HARARE – Human rights campaigner Jestina Mukoko has said Environment minister Oppah Muchinguri-Kashiri vigorously opposed her 2008 abduction by suspected State security agents.
The claims are contained in Mukoko’s book titled The Abduction and Trial of Jestina Mukoko: The Fight for Human Rights in Zimbabwe, published last month.
Mukoko was taken away at gunpoint at dawn in Norton on December 3, 2008 by a group of plain-clothed men who stormed her house and identified themselves as policemen.
Her fate was not publicly known until she appeared in court three weeks later.
In the book, Mukoko revealed that Muchinguri-Kashiri, who was the Zanu PF Women’s League boss at the time, had offered to assist in tracing her whereabouts after she was approached by the Women’s Coalition in Zimbabwe (WCZ).
Mukoko said Muchinguri-Kashiri expressed keenness to assist.
The minister reportedly said she wanted to meet with Mukoko’s mother.
“Arrangements were made for the meeting at which Muchinguri-Kashiri assured my mother that she would help solve the mystery of my whereabouts,” she wrote in her gripping book.
She added that after her release, her mother was full of praises for Muchinguri-Kashiri, whom she described as “a respected leader in Zanu PF who phoned regularly to assure her (Mukoko’s mother) that she was trying her best to get to the bottom of the matter.”

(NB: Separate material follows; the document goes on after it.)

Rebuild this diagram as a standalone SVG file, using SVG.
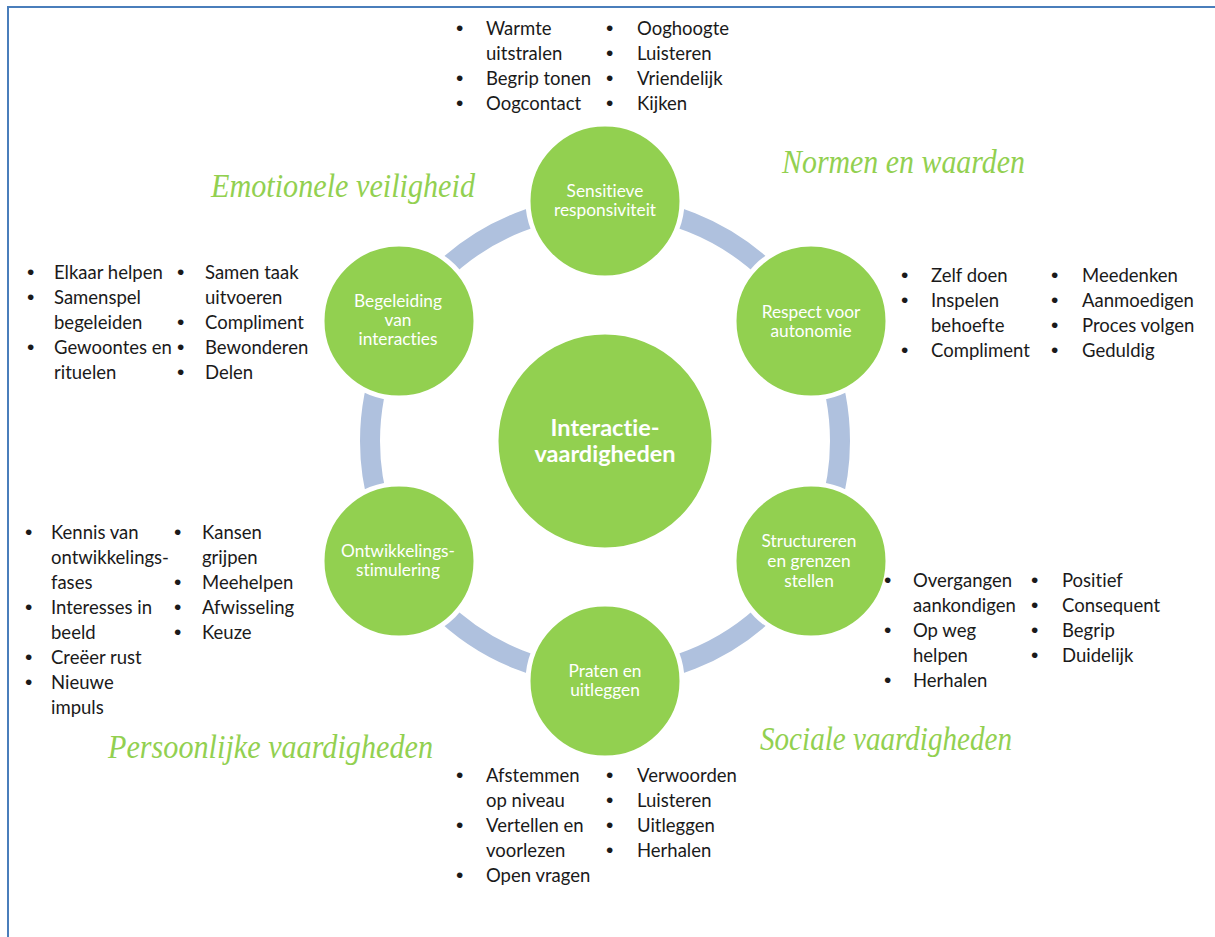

“My lawyer Beatrice Mtetwa was convinced that if Muchinguri-Kashiri had not been a member of Zanu PF, she would have taken to the streets to protest my disappearance.
“When I did finally meet Muchinguri-Kashiri, she hugged me like a long-lost daughter. Three years later, she told me she had not known what work I was doing and had put her head on a block, despite the fact that it made her unpopular, simply because I was a woman in trouble,” Mukoko wrote.
A former newscaster for the State-controlled Zimbabwe Broadcasting Corporation, Mukoko heads the Zimbabwe Peace Project, a human rights monitoring group.
She publicly presented her findings on what she said were violent abuses. Her group documented violence during internationally condemned elections in 2008.
Mukoko, who was released from three months of detention, was full of praises for Muchinguri-Kashiri.
“A fighter in the liberation struggle that ushered in Zimbabwe’s independence in 1980, I imagined she knew how it felt to be away from family,” she glowingly said of Muchinguri-Kashiri.
Muchinguri-Kashiri was not picking her phone when efforts to get her comment were made yesterday.
Turning to her abduction, Mukoko said she was falsely accused of recruiting youths for military training with the opposition MDC.
She said she was beaten on the soles of her feet with rubber truncheons — allegedly a favourite torture instrument because they leave no marks likely to be visible at later court appearances.
After three days, Mukoko claimed, she was handed over to another group of interrogators who claimed they were “law and order” officials who threatened her with “extinction” if she chose not to be a witness to the alleged cases of military training.
“As the hours rolled into days and days quickly transformed into weeks, most people, including my family, believed I was dead.
“When later I told Beatrice (Mtetwa) that I thought I would never make it alive since my captors had threatened me with death during interrogation, Beatrice revealed that despite her efforts on my behalf, she too feared that I had suffered the same fate as Tonderai Ndira, an MDC activist, who died only minutes after he had been snatched,” she narrated.
Following her abduction, prominent world figures including then British Premier Gordon Brown and then United States’ national security adviser Condoleezza Rice demanded her release.
The “Group of Elders”, including Jimmy Carter, Kofi Annan and Graca Machel, who at the time were being refused admission into Zimbabwe, also made an appeal for Mukoko’s release.
The High Court also ordered police to look for Mukoko but the order was ignored as police denied knowledge of her whereabouts.